Problem ▸
Scan the listing and work out how many lines contain the word "this". Nothing but the number should be given.

Information shown ▸
_ _ _ _ _ _ _
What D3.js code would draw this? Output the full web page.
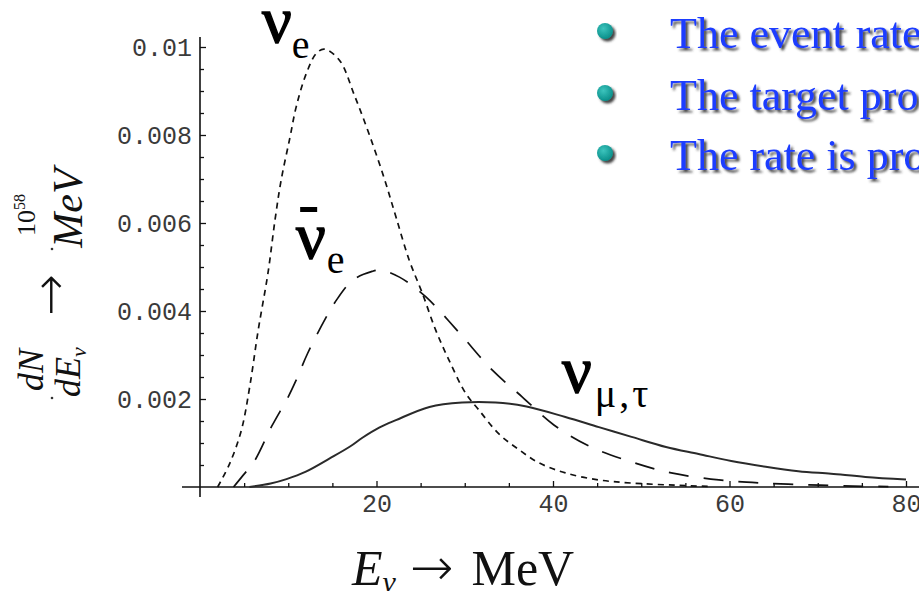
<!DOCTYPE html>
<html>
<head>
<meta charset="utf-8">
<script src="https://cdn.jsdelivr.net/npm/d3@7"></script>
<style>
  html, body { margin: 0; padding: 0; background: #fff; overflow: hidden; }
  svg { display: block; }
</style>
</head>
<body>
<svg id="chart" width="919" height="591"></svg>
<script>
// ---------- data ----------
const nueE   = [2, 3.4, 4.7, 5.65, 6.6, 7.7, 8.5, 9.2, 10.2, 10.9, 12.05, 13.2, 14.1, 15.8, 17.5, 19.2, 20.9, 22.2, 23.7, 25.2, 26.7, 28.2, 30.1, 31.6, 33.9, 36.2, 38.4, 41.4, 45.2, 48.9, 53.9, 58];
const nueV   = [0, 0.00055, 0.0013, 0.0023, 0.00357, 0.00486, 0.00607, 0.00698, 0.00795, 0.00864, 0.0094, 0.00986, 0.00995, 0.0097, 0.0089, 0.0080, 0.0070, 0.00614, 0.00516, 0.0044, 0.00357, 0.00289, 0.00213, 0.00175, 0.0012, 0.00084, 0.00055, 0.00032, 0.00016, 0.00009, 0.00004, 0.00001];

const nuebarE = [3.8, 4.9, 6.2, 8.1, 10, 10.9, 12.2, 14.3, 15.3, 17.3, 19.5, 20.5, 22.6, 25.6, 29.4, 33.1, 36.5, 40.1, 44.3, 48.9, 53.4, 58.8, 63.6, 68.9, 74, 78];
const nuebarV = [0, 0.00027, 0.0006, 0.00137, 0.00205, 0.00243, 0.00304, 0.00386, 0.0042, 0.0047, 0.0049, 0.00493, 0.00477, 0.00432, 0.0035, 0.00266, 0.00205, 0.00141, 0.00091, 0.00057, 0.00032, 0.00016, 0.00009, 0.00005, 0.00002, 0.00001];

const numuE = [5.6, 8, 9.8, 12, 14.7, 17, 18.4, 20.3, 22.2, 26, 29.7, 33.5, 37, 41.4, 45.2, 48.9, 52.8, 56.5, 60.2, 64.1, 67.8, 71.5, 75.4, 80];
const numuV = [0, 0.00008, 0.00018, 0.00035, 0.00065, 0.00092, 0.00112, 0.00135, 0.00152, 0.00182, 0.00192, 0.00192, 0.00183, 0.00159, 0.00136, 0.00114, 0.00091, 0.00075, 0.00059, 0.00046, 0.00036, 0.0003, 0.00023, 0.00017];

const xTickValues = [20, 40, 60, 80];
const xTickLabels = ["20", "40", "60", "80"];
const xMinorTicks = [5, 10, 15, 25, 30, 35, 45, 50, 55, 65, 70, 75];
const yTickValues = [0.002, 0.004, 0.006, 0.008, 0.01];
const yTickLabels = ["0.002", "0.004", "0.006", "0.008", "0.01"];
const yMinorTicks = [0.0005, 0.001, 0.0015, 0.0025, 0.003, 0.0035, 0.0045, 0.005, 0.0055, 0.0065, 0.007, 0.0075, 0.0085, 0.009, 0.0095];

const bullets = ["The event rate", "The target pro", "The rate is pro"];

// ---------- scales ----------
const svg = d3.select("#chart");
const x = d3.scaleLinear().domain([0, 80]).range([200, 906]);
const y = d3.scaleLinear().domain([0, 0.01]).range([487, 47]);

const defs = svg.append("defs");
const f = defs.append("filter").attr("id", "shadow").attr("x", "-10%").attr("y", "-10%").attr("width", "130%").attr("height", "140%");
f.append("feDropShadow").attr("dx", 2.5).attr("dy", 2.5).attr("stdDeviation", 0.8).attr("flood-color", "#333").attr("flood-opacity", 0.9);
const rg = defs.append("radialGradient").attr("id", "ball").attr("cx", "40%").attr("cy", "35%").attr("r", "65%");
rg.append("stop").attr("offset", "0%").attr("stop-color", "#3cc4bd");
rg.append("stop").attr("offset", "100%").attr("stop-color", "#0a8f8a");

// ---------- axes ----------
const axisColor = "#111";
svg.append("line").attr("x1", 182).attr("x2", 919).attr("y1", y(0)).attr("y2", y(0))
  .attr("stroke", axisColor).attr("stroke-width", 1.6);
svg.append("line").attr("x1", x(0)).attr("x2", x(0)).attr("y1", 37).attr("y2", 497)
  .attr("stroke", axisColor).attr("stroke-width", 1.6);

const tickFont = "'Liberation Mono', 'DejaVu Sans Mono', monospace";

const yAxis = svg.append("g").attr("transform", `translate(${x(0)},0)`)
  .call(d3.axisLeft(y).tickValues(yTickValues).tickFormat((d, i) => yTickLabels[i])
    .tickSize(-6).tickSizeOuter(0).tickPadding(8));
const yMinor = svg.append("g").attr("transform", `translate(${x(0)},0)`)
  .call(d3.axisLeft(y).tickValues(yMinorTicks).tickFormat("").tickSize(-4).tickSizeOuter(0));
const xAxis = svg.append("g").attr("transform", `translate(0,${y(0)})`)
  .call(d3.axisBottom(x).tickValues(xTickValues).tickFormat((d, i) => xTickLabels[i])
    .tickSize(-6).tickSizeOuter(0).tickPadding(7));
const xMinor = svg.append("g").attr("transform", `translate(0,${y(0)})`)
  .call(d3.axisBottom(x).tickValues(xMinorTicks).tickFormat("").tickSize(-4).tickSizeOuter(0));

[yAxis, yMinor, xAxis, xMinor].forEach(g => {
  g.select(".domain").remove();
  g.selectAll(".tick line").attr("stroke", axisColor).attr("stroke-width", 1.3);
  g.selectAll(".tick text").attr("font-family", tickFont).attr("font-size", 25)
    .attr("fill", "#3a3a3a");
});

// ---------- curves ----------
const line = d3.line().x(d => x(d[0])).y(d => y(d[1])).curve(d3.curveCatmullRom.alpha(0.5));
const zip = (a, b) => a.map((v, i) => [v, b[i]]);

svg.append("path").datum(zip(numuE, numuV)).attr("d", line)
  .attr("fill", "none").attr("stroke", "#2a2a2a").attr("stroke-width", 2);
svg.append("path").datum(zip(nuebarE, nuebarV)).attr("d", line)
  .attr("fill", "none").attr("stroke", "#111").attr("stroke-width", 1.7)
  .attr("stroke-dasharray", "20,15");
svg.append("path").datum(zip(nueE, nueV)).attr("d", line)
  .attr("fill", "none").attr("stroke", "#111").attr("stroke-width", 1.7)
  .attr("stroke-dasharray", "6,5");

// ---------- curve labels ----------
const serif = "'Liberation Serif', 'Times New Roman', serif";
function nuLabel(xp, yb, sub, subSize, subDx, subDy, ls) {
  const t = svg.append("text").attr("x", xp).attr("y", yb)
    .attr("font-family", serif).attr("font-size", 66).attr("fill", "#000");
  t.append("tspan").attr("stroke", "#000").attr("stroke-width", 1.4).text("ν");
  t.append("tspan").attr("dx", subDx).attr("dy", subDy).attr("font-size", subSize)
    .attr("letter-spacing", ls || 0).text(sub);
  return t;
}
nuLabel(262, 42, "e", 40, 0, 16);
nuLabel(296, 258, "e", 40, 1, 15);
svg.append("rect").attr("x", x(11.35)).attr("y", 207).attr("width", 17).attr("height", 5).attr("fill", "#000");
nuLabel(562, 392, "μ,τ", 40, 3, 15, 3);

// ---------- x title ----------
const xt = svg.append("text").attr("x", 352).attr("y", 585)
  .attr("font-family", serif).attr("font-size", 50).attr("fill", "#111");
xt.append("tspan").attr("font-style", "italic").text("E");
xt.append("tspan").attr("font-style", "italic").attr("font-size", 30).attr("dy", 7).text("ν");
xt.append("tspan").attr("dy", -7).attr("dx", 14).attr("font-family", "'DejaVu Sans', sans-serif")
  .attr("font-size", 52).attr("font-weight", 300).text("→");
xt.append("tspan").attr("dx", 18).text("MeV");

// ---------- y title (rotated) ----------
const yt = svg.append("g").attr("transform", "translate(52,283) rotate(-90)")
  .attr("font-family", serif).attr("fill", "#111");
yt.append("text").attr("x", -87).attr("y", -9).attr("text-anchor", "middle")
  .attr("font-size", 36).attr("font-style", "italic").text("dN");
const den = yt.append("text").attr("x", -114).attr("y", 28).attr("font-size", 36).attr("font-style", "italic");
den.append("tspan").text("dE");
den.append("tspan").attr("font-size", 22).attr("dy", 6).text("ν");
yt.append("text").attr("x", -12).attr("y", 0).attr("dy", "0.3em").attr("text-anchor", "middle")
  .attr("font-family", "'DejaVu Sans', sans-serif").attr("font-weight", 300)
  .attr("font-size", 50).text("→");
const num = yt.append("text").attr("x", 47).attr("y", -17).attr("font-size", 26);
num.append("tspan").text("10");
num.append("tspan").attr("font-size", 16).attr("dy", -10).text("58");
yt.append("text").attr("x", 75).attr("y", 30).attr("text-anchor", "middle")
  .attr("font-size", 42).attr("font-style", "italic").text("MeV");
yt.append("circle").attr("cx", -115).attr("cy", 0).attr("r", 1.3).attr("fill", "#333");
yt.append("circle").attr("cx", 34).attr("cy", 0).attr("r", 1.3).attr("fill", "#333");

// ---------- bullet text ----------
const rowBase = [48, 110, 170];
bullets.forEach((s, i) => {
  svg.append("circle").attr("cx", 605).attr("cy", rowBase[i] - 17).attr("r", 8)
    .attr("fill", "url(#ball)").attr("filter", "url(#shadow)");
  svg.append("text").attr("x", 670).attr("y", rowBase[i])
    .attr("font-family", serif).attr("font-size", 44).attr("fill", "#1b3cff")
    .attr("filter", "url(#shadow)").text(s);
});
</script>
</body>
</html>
_ _ _ _ _ _ _
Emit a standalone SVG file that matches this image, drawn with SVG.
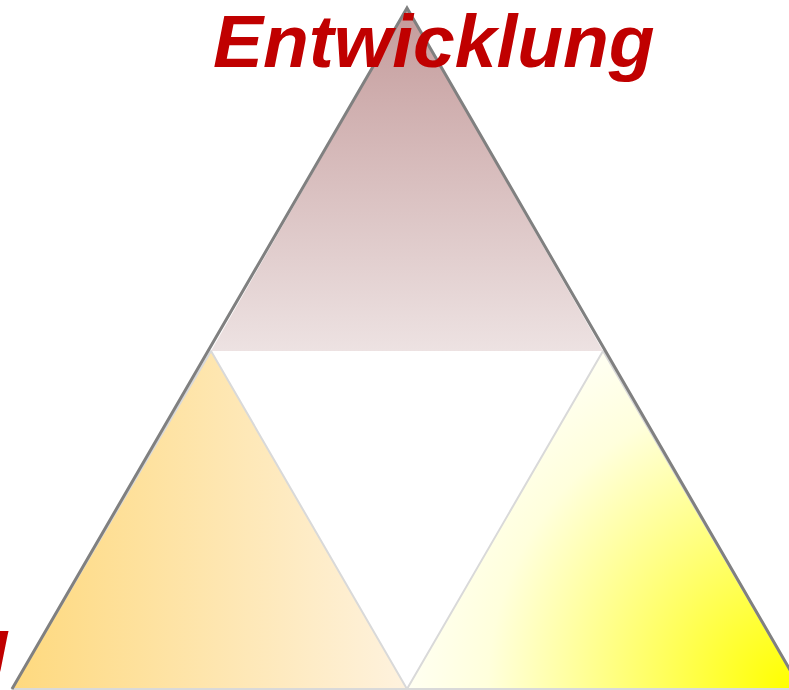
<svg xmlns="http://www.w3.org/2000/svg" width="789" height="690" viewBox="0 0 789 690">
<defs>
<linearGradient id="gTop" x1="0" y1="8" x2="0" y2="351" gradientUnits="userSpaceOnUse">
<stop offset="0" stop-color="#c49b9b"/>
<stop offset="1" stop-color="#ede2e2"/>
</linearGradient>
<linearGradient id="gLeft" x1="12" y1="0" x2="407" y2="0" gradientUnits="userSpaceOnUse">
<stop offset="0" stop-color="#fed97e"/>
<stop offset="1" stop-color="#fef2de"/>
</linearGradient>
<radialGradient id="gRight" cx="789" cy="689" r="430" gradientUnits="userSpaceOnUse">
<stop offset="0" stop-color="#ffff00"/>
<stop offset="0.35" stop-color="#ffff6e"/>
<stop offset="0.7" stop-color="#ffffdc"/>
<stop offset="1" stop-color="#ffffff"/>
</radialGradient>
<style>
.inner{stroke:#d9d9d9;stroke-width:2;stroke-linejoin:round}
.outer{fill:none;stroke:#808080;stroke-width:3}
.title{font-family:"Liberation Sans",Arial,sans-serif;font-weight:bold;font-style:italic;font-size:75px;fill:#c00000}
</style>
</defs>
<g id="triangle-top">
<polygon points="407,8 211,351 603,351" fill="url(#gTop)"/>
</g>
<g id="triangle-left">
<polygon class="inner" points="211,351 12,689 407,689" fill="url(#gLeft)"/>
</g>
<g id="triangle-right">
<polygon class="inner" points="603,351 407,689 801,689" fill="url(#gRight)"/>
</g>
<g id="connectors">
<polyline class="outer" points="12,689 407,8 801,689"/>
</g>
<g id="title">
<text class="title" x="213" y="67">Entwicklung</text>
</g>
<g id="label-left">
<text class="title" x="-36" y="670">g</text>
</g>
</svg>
_ _ _ _ _ _ _
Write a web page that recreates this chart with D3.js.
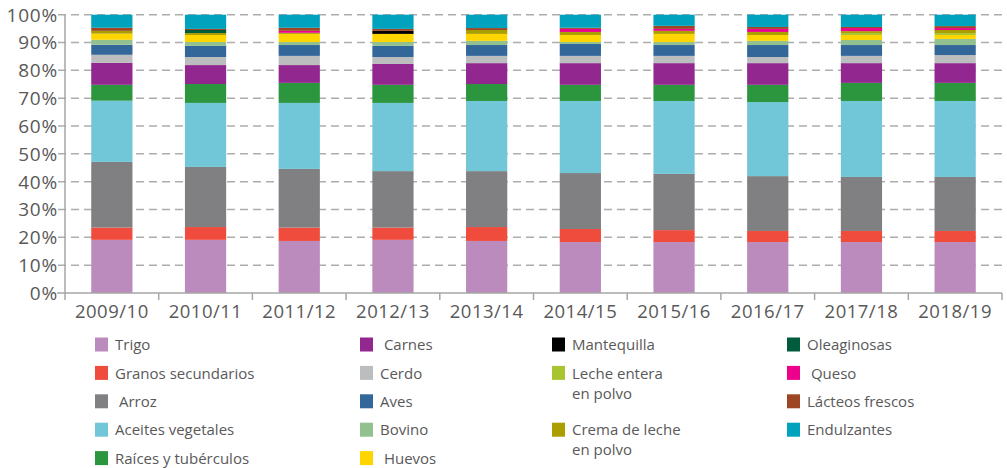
_ _ _ _ _ _ _
Response ▸
3